Which lines below hold the word "What"? Report each one.

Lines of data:
______________________________
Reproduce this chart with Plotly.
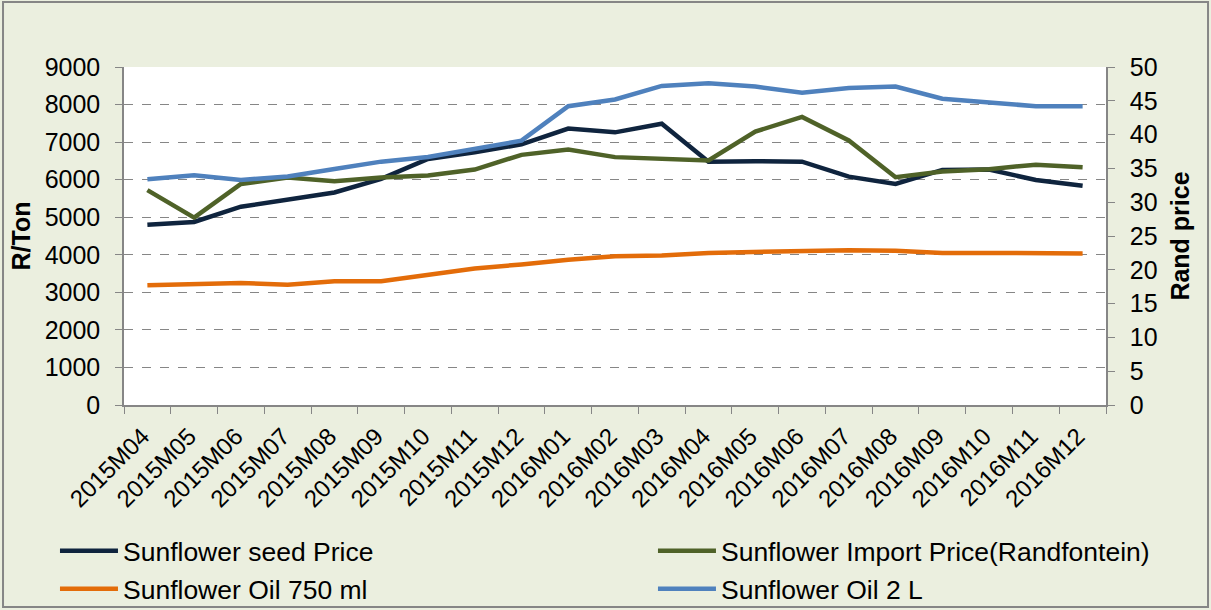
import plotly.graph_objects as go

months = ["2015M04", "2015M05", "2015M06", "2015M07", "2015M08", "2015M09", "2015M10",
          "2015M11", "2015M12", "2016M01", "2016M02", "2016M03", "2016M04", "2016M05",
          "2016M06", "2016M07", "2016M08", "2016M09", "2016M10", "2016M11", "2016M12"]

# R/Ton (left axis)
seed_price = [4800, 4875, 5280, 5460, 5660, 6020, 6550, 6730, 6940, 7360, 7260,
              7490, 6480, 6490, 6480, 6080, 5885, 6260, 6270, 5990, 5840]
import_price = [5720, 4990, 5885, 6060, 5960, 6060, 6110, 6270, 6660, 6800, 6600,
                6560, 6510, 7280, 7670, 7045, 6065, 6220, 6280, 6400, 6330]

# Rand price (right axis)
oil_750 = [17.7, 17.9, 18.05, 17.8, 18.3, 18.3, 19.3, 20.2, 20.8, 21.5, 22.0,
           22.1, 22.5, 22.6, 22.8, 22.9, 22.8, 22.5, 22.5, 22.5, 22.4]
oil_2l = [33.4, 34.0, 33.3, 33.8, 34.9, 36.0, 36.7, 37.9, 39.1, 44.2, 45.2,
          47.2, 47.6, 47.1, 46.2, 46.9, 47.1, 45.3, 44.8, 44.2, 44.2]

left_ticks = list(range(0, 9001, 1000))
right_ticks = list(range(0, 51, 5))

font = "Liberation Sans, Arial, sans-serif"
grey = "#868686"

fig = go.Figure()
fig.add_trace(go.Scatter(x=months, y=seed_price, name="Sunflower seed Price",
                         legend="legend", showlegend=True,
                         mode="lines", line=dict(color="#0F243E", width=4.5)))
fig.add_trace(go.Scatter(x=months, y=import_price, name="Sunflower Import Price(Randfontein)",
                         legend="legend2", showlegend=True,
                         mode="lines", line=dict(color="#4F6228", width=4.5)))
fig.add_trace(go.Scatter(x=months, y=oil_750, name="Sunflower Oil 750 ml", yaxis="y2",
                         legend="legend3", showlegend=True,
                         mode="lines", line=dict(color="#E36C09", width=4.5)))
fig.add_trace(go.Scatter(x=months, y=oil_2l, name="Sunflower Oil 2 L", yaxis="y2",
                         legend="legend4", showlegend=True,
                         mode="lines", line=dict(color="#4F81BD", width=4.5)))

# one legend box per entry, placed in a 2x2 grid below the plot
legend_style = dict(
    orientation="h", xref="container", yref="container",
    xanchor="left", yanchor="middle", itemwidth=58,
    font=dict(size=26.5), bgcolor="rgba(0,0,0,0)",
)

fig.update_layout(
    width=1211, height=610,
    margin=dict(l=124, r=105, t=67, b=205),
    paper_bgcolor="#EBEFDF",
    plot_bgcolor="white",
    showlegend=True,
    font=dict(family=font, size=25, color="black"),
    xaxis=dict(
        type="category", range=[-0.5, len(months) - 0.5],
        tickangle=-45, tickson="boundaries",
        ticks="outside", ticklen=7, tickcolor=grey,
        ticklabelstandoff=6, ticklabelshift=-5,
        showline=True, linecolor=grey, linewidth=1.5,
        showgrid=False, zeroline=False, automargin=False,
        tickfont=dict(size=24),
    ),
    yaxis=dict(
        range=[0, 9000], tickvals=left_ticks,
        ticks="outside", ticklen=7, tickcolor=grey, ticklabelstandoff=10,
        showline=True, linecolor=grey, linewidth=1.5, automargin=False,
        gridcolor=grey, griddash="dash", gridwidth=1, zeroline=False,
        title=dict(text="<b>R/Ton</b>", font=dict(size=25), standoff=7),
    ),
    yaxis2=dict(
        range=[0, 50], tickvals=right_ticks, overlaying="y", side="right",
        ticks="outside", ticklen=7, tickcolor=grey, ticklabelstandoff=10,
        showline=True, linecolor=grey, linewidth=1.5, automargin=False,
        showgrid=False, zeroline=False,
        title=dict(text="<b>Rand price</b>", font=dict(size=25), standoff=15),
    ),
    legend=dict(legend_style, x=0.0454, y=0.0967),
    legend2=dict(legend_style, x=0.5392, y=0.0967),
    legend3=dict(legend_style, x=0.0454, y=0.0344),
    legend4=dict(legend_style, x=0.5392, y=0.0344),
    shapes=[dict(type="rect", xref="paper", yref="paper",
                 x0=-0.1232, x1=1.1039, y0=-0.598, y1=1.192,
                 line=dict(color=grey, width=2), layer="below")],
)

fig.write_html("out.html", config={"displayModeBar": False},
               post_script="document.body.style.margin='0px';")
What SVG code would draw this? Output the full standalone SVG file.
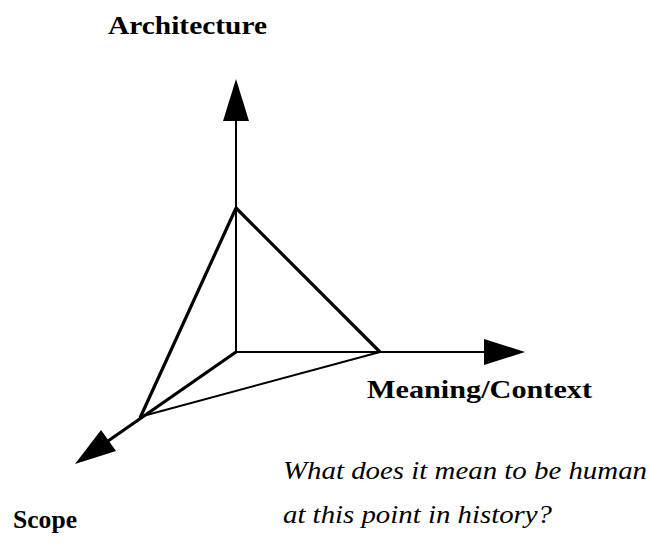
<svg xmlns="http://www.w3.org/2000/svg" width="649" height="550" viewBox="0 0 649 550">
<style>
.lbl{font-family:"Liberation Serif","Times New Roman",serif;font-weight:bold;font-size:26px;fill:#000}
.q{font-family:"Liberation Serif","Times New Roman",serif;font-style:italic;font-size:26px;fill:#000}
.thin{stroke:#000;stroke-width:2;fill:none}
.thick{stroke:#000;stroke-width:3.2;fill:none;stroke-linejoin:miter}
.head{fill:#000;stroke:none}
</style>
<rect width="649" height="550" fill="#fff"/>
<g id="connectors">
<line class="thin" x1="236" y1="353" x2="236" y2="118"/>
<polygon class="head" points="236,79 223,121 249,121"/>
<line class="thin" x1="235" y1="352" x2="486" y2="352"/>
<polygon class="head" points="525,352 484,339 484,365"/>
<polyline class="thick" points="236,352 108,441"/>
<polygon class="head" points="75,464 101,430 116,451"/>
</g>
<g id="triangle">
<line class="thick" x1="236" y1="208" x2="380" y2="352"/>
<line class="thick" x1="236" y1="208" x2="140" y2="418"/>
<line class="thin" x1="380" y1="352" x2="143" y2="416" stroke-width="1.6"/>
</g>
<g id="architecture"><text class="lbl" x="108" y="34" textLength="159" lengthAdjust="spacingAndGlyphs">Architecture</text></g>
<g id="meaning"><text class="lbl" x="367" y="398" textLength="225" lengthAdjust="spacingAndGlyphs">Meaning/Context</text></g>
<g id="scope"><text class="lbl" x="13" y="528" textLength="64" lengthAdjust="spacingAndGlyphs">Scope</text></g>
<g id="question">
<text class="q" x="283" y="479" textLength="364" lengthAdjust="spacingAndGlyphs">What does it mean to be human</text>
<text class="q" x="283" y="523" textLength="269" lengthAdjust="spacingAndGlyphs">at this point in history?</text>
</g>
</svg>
______________________________
_The response_:
What SVG code would draw this? Output the full standalone SVG file.
<text class="q" x="283" y="479" textLength="364" lengthAdjust="spacingAndGlyphs">What does it mean to be human</text>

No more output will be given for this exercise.